- Brief: Your task is to quote the records from their first line through the line containing "import * as", with nothing added or left out.

Entries taken from a collection
________________

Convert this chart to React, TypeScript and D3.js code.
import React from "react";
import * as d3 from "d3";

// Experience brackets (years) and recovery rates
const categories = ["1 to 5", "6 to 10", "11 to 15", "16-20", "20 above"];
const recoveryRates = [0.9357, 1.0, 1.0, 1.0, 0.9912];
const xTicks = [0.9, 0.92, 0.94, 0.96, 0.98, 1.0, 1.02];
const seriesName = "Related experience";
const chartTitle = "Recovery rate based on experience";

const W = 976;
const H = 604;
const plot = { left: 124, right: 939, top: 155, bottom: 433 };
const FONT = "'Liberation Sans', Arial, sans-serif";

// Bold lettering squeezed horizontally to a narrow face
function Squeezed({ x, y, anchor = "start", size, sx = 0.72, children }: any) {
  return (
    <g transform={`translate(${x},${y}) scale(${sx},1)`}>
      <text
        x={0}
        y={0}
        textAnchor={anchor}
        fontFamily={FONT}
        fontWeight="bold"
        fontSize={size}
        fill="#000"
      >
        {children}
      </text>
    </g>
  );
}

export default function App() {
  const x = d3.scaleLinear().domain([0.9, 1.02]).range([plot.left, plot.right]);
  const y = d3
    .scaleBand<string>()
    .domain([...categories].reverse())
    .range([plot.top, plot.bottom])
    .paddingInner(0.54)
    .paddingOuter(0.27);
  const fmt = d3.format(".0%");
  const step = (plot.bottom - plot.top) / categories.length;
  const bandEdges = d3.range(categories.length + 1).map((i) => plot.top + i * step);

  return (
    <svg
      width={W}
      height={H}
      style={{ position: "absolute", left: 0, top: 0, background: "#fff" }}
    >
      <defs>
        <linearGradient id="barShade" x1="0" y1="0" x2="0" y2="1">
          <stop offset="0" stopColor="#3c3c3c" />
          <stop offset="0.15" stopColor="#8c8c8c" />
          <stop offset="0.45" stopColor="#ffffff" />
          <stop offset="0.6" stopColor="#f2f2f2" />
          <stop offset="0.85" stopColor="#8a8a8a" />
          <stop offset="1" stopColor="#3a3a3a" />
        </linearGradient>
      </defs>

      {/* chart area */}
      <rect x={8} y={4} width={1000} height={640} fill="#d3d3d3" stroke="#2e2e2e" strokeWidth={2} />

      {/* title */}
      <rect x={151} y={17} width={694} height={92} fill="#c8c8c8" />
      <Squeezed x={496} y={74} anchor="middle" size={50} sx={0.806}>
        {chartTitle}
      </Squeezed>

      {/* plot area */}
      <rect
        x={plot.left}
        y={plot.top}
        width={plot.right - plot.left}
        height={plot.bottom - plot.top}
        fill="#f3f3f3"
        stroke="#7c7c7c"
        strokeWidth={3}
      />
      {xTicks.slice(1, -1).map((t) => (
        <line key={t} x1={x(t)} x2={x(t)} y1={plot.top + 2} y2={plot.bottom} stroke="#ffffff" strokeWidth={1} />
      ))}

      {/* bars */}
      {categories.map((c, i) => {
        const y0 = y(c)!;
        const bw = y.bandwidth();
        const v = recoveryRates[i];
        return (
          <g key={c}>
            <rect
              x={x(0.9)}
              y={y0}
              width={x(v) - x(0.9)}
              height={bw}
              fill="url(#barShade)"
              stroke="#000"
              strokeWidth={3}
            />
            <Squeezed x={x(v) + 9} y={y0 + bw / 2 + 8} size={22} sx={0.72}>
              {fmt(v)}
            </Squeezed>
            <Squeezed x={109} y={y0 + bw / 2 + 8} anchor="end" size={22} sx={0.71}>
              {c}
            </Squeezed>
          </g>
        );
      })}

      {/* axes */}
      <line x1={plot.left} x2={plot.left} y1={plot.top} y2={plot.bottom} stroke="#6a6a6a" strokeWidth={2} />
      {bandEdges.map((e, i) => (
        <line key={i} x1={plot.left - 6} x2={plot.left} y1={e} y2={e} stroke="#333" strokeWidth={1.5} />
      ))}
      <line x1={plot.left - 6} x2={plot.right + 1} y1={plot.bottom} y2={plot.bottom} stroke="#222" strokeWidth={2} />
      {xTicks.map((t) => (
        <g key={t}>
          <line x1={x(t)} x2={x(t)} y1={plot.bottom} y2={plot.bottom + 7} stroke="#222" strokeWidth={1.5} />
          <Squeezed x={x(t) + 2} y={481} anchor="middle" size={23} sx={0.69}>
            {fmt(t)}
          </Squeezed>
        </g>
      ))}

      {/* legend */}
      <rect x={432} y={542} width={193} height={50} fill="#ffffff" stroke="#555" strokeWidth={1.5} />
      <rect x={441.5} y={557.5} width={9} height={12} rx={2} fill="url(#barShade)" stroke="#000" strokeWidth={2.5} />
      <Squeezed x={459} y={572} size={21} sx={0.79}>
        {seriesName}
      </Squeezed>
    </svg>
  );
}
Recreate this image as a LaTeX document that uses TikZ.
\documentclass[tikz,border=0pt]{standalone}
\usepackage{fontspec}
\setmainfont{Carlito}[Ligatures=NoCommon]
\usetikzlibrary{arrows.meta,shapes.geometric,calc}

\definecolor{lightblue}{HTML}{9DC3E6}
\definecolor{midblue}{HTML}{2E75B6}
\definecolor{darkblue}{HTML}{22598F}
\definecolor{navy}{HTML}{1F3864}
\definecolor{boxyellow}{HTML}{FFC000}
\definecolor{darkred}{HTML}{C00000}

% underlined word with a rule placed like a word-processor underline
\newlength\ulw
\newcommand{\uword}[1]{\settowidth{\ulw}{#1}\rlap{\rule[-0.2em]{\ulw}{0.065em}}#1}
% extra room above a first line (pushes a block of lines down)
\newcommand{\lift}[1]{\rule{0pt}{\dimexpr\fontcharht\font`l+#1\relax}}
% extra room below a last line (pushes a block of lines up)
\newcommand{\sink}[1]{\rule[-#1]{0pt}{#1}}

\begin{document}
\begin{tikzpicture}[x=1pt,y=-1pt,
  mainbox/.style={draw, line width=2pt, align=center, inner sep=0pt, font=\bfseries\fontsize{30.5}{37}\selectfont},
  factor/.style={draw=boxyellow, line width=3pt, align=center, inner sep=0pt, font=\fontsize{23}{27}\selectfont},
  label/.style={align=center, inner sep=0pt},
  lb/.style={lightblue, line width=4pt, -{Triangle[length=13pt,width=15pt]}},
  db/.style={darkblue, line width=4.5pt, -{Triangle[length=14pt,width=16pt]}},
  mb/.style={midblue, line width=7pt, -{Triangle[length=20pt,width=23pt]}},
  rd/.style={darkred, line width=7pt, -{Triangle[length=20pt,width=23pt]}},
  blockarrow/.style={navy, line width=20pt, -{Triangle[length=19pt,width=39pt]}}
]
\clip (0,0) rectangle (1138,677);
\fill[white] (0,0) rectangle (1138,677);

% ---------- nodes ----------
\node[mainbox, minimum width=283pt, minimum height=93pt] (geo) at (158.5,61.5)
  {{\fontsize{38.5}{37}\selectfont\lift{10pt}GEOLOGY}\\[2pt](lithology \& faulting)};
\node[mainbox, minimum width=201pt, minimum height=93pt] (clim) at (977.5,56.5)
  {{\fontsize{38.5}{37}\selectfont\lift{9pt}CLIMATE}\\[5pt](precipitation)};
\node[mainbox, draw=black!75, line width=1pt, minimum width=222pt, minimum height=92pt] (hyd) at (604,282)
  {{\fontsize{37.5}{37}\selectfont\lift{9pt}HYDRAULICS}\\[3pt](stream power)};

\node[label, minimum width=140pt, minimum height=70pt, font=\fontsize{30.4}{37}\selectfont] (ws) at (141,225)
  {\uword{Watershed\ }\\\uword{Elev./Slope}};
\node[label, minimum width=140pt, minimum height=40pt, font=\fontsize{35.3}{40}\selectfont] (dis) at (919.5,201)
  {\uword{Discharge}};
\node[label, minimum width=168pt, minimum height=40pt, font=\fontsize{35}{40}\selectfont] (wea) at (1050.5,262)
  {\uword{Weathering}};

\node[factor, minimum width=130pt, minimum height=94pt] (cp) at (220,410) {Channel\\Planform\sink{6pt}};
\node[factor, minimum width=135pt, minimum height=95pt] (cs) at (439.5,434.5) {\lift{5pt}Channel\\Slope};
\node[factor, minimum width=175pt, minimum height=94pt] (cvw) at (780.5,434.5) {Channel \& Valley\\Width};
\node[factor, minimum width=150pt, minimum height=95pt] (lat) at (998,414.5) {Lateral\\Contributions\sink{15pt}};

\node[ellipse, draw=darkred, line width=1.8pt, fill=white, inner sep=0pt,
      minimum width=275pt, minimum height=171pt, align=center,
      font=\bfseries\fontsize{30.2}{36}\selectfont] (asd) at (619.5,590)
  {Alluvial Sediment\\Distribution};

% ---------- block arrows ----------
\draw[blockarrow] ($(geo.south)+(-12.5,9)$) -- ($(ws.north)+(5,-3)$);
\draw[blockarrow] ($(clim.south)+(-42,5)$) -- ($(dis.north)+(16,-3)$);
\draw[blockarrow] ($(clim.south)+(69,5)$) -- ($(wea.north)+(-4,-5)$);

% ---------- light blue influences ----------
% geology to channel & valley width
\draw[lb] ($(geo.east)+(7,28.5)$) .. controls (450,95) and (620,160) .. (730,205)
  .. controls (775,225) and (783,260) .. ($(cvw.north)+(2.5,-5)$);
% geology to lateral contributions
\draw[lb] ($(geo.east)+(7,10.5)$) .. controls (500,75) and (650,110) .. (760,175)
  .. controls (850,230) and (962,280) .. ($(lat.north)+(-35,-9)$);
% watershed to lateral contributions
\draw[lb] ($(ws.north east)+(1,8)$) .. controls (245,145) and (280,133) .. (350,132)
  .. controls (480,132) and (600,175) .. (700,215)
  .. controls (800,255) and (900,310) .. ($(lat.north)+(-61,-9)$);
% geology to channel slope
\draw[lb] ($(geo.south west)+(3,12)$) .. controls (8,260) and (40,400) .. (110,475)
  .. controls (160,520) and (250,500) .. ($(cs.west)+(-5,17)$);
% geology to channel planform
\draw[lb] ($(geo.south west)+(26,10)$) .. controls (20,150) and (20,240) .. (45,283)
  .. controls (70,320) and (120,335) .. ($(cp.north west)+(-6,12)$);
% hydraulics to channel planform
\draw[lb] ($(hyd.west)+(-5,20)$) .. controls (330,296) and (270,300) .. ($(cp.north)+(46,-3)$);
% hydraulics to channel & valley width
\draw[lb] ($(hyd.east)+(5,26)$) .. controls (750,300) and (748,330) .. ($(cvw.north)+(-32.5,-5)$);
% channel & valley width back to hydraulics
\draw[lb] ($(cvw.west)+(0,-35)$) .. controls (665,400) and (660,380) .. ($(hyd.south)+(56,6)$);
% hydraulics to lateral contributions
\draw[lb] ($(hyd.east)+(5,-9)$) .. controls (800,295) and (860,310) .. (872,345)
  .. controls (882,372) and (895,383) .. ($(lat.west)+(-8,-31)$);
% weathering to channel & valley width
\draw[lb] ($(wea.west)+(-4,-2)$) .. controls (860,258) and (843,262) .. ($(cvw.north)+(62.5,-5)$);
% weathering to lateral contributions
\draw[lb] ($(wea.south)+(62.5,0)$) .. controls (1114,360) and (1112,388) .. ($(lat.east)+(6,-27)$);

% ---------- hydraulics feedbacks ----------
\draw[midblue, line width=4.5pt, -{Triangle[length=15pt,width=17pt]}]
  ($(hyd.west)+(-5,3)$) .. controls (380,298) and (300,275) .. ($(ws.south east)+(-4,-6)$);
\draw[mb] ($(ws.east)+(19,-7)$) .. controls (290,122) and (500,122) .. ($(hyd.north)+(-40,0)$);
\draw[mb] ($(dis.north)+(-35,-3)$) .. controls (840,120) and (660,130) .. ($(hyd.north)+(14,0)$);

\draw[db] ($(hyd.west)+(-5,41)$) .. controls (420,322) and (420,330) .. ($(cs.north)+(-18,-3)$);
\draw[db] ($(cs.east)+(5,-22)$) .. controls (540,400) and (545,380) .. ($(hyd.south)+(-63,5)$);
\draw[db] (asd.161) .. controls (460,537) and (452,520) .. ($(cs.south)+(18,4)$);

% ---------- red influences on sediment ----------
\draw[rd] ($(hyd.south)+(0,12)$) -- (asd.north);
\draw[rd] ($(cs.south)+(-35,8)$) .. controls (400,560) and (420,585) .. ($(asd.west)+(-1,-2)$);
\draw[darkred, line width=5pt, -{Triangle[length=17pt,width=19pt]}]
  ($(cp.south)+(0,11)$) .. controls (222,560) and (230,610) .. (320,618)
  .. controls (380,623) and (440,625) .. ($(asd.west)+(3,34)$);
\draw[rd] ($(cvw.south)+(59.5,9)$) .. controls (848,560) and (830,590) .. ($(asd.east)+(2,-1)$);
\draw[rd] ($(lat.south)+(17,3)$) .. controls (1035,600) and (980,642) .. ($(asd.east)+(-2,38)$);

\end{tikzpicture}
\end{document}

________________

- Answer in full:
Convert this chart to React, TypeScript and D3.js code.
import React from "react";
import * as d3 from "d3";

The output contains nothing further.